Start of DATASET CONTENT
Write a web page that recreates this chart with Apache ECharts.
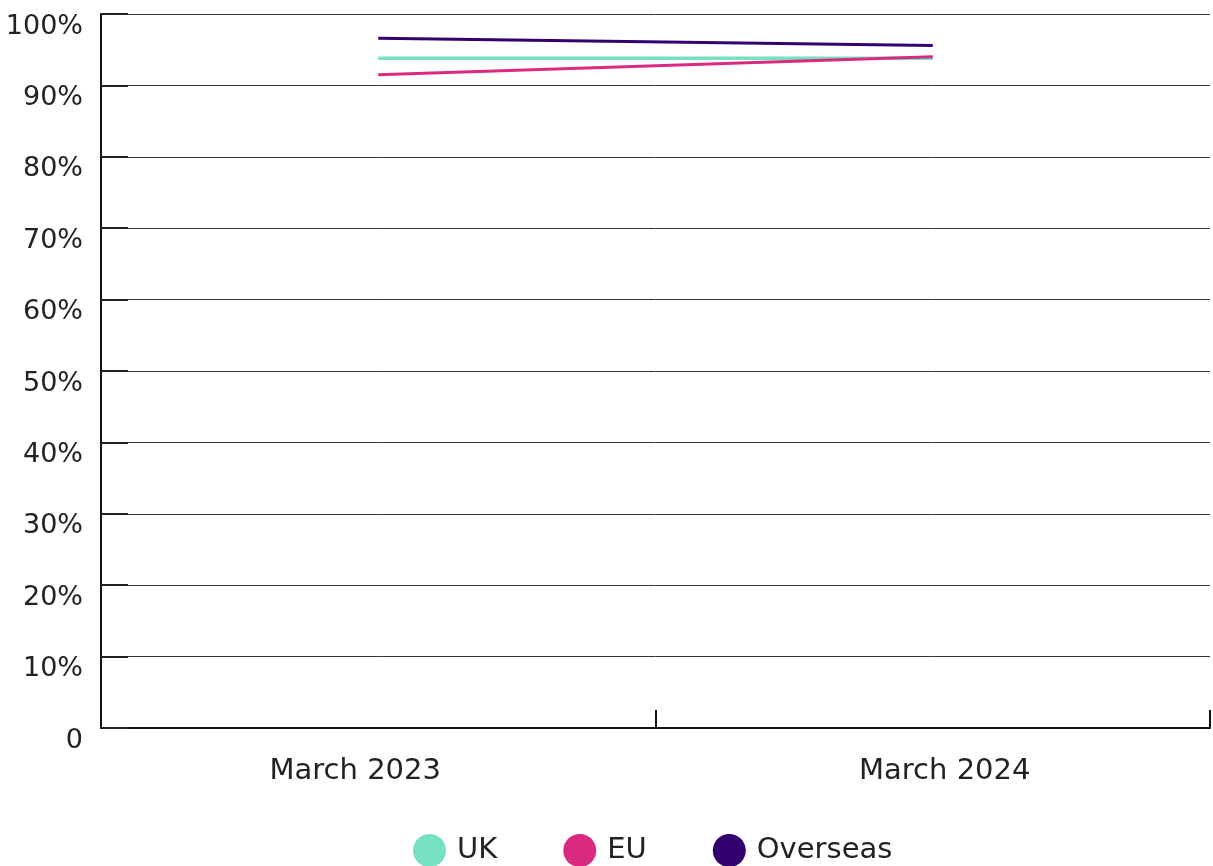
<!DOCTYPE html>
<html>
<head>
<meta charset="utf-8">
<script src="https://cdn.jsdelivr.net/npm/echarts@6/dist/echarts.min.js"></script>
<style>
html,body{margin:0;padding:0;background:#fff;}
#chart{width:1213px;height:866px;}
</style>
</head>
<body>
<div id="chart"></div>
<script>
const categories = ['March 2023', 'March 2024'];
const ukValues = [93.8, 93.8];
const euValues = [91.5, 94.0];
const overseasValues = [96.6, 95.6];
const yTicks = [0, 10, 20, 30, 40, 50, 60, 70, 80, 90, 100];

const FONT = 'DejaVu Sans';
const chart = echarts.init(document.getElementById('chart'));
chart.setOption({
  backgroundColor: '#fff',
  animation: false,
  grid: { left: 101, right: 3, top: 14, bottom: 138, containLabel: false },
  legend: {
    top: 829,
    left: 408,
    icon: 'circle',
    itemWidth: 33,
    itemHeight: 33,
    itemGap: 66,
    textStyle: { fontFamily: FONT, fontSize: 29, color: '#222', padding: [0, 0, 0, 6] },
    data: ['UK', 'EU', 'Overseas']
  },
  xAxis: {
    type: 'category',
    data: categories,
    boundaryGap: true,
    axisLine: { show: true, lineStyle: { color: '#111', width: 2 } },
    axisTick: { show: true, inside: true, length: 18, lineStyle: { color: '#111', width: 2 } },
    axisLabel: {
      margin: 29,
      fontFamily: FONT,
      fontSize: 29,
      color: '#222',
      formatter: function (v, i) { return i === 0 ? '{a|' + v + '}' : '{b|' + v + '}'; },
      rich: {
        a: { fontFamily: FONT, fontSize: 29, color: '#222', padding: [0, 46, 0, 0] },
        b: { fontFamily: FONT, fontSize: 29, color: '#222', padding: [0, 0, 0, 24] }
      }
    },
    splitLine: { show: false }
  },
  yAxis: {
    type: 'value',
    min: 0,
    max: 100,
    interval: 10,
    axisLine: { show: true, lineStyle: { color: '#111', width: 2 } },
    axisTick: { show: true, inside: true, length: 27, lineStyle: { color: '#222', width: 2 } },
    axisLabel: {
      margin: 18,
      color: '#222',
      formatter: function (v) {
        if (yTicks.indexOf(v) < 0) return '';
        return '{v|' + (v === 0 ? '0' : v + '%') + '}';
      },
      rich: {
        v: { fontFamily: FONT, fontSize: 27, color: '#222', padding: [25, 0, 0, 0] }
      }
    },
    splitLine: { show: true, lineStyle: { color: '#333', width: 1 } }
  },
  series: [
    { name: 'UK', type: 'line', data: ukValues, symbol: 'none', lineStyle: { width: 3.5, color: '#76E0C2' }, itemStyle: { color: '#76E0C2' } },
    { name: 'EU', type: 'line', data: euValues, symbol: 'none', lineStyle: { width: 3, color: '#D92A80' }, itemStyle: { color: '#D92A80' } },
    { name: 'Overseas', type: 'line', data: overseasValues, symbol: 'none', lineStyle: { width: 3, color: '#33006F' }, itemStyle: { color: '#33006F' } }
  ]
});
</script>
</body>
</html>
End of DATASET CONTENT
Take the lines from the start of the material to the line with "80, 90, 100];", both included, and transcribe them exactly without the pictures.

TASK SOLUTION:
Write a web page that recreates this chart with Apache ECharts.
<!DOCTYPE html>
<html>
<head>
<meta charset="utf-8">
<script src="https://cdn.jsdelivr.net/npm/echarts@6/dist/echarts.min.js"></script>
<style>
html,body{margin:0;padding:0;background:#fff;}
#chart{width:1213px;height:866px;}
</style>
</head>
<body>
<div id="chart"></div>
<script>
const categories = ['March 2023', 'March 2024'];
const ukValues = [93.8, 93.8];
const euValues = [91.5, 94.0];
const overseasValues = [96.6, 95.6];
const yTicks = [0, 10, 20, 30, 40, 50, 60, 70, 80, 90, 100];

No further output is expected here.